Data shown:
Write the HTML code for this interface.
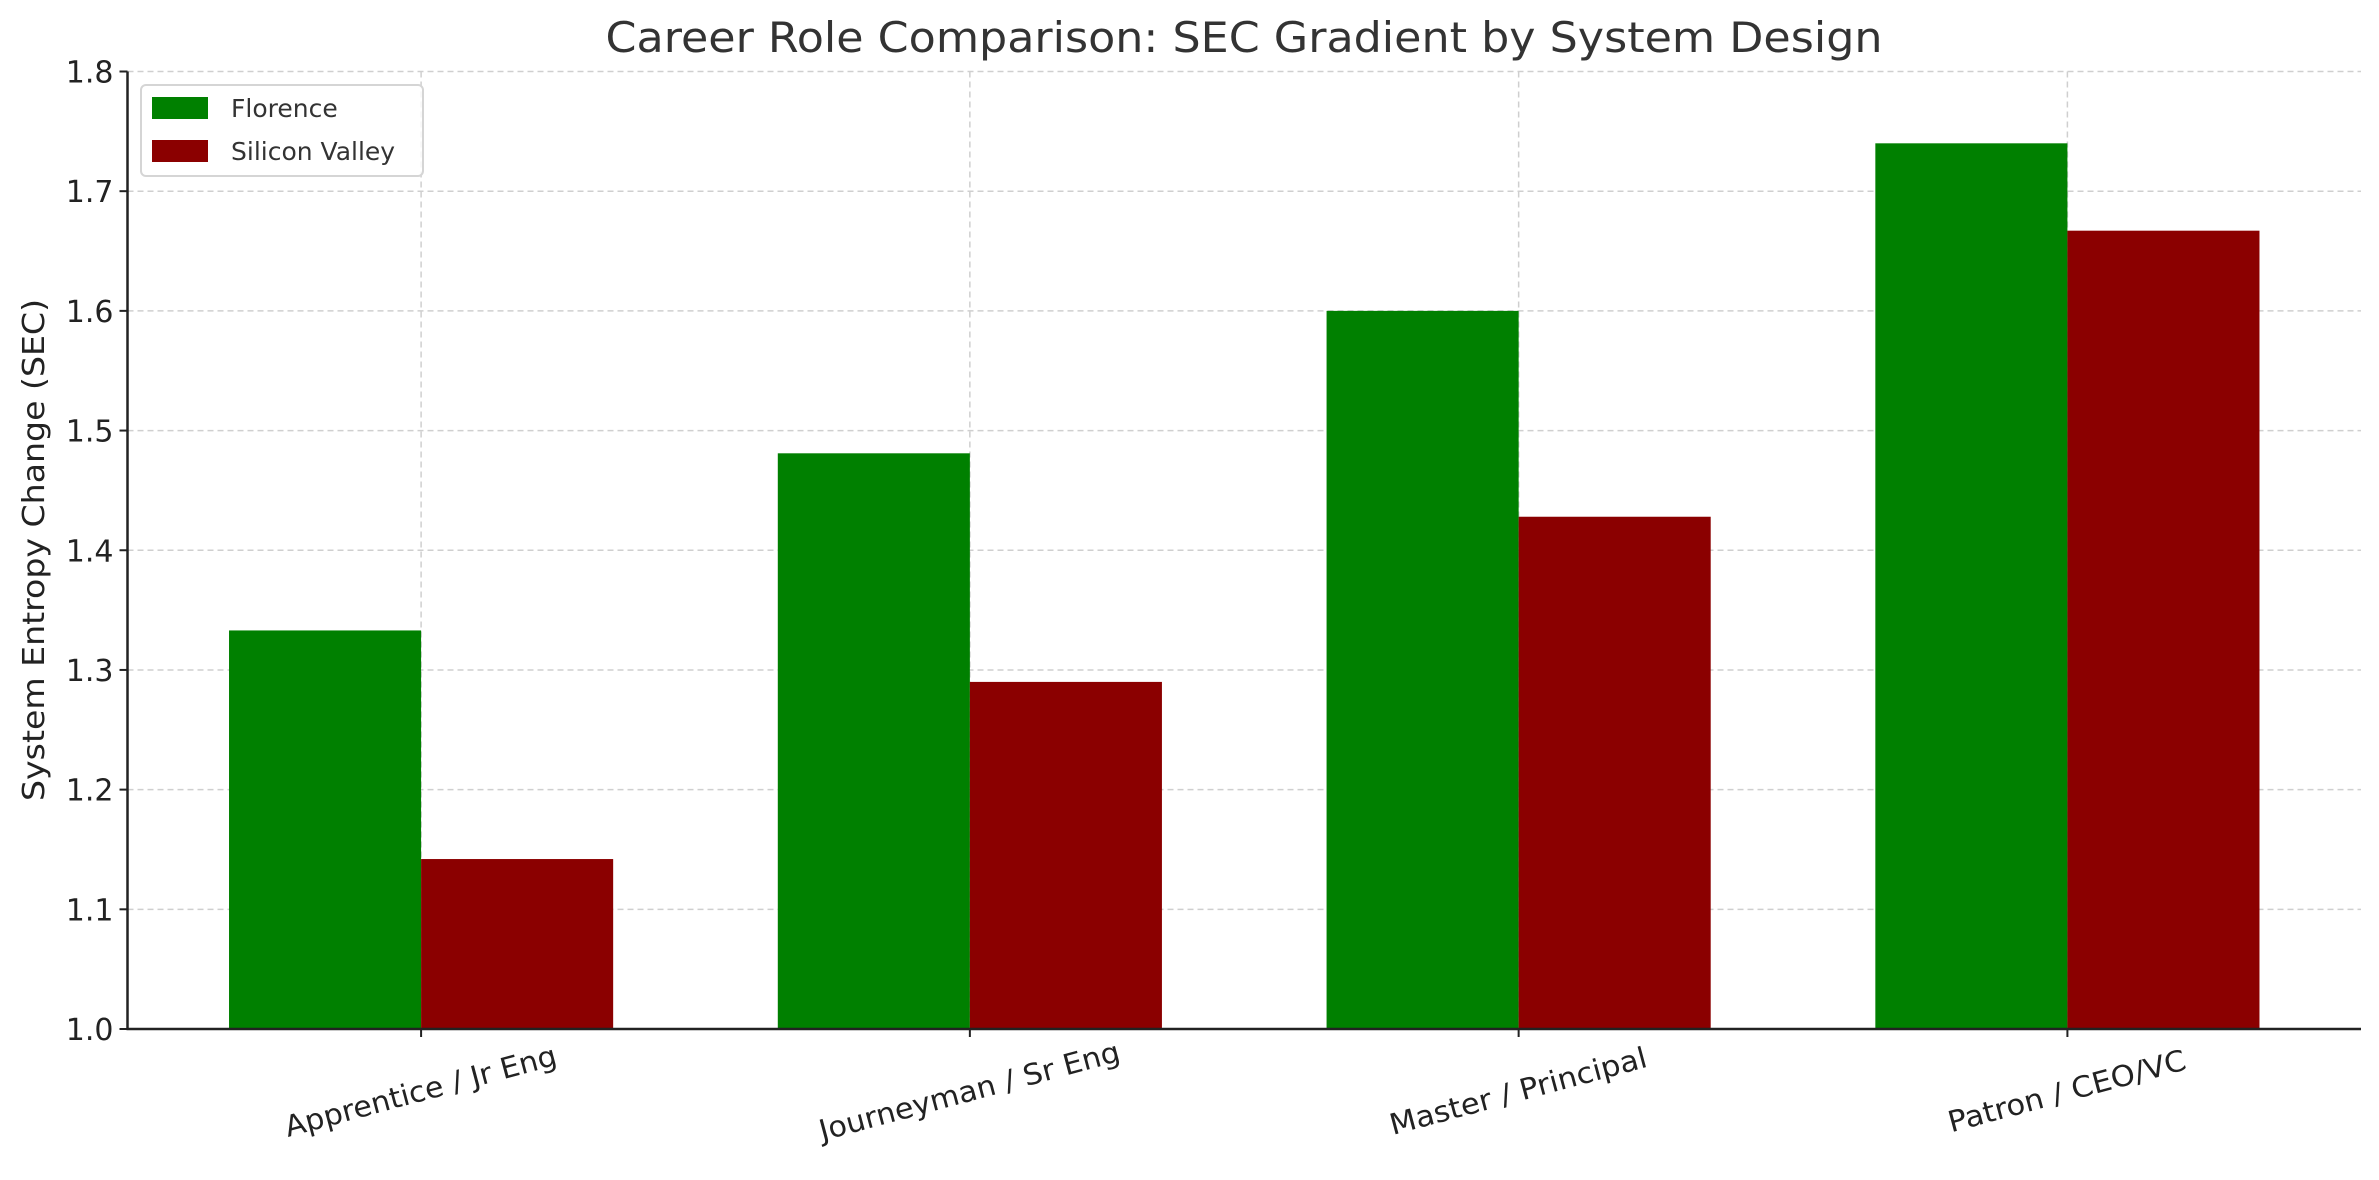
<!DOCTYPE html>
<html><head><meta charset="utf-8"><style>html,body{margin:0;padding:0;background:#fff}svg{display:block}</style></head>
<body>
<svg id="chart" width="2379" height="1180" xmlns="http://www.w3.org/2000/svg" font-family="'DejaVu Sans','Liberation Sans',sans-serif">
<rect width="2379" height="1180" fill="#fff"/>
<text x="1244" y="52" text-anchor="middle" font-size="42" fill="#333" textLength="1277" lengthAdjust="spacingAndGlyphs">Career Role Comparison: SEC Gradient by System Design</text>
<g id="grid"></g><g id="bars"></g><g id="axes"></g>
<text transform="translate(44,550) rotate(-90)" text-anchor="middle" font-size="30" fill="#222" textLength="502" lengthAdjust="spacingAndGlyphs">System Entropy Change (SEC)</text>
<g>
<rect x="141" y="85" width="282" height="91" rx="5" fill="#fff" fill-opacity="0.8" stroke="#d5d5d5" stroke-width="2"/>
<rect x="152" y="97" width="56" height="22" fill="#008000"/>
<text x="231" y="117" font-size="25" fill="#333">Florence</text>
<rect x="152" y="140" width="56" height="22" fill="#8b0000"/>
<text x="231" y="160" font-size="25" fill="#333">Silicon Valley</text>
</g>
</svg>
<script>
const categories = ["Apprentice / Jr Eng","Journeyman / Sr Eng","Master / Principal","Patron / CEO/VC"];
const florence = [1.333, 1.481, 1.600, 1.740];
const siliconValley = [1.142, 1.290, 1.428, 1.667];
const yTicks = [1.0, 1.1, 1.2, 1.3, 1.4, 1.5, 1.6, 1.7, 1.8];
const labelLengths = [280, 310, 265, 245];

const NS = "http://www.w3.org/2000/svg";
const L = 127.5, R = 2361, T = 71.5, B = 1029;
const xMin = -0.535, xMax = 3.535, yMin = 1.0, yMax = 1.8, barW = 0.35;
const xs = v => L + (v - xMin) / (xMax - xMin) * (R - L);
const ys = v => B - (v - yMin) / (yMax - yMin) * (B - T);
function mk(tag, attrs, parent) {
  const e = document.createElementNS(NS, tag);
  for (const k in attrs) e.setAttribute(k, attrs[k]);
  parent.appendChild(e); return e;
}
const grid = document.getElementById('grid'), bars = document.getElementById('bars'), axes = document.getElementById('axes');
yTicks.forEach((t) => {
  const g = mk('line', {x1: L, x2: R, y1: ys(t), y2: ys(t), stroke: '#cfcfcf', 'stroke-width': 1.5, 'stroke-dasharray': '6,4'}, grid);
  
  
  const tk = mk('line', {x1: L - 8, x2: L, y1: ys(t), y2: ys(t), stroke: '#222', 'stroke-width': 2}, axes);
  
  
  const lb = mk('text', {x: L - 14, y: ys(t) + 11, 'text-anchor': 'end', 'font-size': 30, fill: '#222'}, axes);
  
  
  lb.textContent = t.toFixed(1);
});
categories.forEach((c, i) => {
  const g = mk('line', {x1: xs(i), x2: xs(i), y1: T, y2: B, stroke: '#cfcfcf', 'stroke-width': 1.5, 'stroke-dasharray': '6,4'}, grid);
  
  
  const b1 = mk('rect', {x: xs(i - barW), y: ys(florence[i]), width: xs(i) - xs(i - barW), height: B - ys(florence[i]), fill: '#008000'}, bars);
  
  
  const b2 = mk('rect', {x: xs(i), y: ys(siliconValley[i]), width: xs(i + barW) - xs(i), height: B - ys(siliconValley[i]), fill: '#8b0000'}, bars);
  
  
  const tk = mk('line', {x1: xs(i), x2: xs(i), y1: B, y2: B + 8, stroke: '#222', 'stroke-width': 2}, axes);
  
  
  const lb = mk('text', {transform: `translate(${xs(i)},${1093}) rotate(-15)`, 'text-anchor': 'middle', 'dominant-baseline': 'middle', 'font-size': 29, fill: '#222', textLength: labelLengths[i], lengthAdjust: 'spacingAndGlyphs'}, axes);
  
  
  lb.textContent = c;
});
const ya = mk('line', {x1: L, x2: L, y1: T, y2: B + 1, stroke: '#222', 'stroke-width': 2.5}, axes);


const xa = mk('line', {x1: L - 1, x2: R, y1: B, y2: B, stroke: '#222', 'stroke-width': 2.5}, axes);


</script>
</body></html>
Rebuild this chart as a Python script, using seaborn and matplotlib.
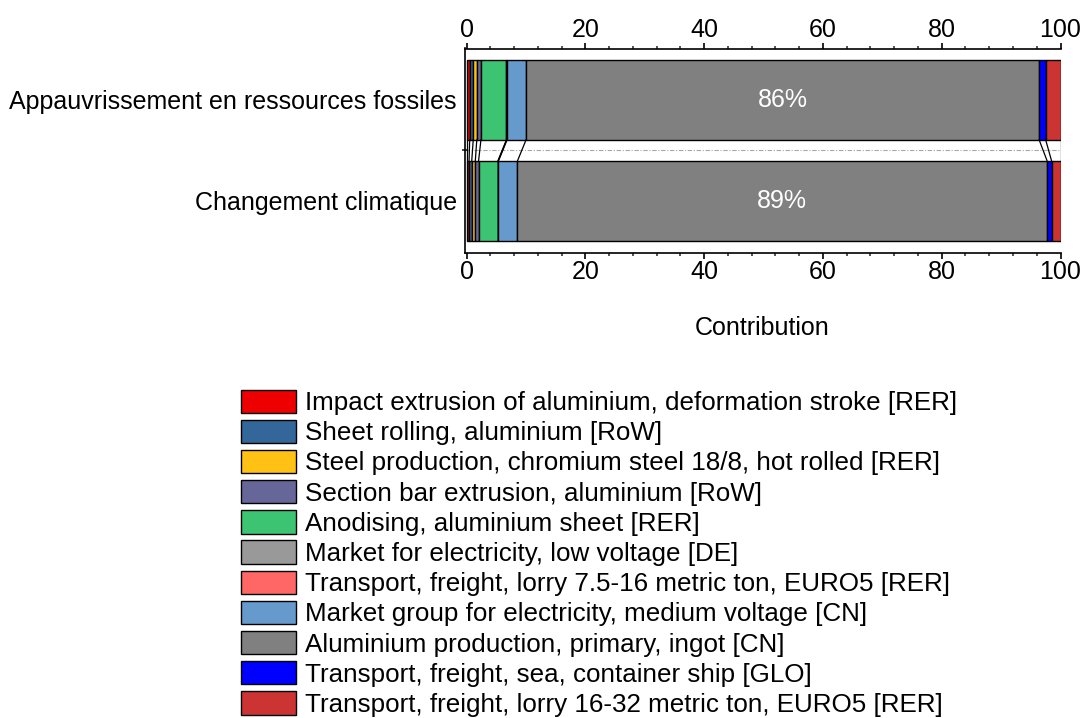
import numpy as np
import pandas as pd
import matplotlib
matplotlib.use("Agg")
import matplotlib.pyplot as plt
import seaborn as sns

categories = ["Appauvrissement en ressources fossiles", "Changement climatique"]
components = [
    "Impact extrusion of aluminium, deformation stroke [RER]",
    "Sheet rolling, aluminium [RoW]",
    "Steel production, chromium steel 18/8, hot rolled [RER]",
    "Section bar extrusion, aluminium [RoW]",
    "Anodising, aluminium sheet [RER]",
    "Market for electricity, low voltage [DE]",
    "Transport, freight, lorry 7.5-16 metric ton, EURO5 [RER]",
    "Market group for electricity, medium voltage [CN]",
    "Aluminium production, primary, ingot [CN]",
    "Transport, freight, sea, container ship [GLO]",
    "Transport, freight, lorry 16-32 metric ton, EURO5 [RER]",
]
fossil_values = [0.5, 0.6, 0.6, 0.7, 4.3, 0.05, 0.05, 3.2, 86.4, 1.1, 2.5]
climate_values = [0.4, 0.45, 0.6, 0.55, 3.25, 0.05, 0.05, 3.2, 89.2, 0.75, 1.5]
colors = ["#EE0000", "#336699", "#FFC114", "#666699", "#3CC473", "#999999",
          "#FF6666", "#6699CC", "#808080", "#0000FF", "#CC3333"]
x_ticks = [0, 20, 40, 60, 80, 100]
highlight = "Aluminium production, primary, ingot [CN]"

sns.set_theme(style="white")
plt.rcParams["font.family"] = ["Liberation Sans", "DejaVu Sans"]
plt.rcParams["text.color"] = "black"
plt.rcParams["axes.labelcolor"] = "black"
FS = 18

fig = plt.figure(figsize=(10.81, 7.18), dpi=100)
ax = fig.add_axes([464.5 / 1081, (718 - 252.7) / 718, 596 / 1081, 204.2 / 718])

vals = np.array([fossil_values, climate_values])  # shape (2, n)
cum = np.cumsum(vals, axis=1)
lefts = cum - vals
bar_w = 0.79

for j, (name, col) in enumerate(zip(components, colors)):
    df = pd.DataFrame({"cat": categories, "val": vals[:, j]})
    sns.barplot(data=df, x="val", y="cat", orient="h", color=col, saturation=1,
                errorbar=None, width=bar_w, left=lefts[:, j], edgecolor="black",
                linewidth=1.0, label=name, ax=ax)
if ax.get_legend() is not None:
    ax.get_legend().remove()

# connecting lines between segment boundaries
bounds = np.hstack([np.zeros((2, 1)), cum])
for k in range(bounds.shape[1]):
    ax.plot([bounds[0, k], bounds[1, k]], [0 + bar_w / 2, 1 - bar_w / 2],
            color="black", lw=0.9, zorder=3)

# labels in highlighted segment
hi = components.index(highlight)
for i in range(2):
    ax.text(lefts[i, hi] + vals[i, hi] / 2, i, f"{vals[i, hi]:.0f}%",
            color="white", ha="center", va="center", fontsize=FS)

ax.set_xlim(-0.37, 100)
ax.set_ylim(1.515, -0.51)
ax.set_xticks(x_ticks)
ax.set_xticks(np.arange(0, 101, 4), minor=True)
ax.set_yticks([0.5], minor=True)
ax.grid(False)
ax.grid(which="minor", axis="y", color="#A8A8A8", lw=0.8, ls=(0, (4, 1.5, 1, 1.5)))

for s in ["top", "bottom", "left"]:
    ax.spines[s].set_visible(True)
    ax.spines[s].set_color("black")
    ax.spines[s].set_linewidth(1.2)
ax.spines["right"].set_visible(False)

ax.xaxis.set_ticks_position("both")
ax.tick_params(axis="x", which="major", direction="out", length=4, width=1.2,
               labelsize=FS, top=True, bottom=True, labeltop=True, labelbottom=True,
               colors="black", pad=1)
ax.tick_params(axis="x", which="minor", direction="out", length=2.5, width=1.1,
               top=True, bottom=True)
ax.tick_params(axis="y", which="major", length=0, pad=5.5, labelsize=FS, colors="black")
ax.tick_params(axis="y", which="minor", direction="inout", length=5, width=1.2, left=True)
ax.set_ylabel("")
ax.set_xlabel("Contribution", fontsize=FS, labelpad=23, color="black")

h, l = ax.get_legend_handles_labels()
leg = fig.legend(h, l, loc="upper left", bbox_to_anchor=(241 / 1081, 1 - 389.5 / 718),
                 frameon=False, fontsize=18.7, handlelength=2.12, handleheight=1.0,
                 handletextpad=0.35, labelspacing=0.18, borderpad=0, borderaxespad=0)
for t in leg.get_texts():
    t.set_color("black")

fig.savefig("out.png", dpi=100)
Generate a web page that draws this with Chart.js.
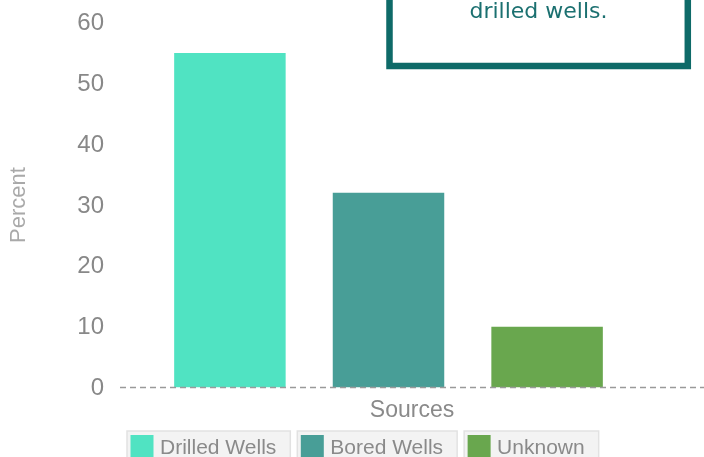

Task instructions:
Include both the line containing "Rebuild this chart" and the line containing "import seaborn as sns" when you write out everything between them, exactly. Leave the pictures out.

Exercise output:
Rebuild this chart as a Python script, using seaborn and matplotlib.
import numpy as np
import pandas as pd
import matplotlib
matplotlib.use("Agg")
import matplotlib.pyplot as plt
import seaborn as sns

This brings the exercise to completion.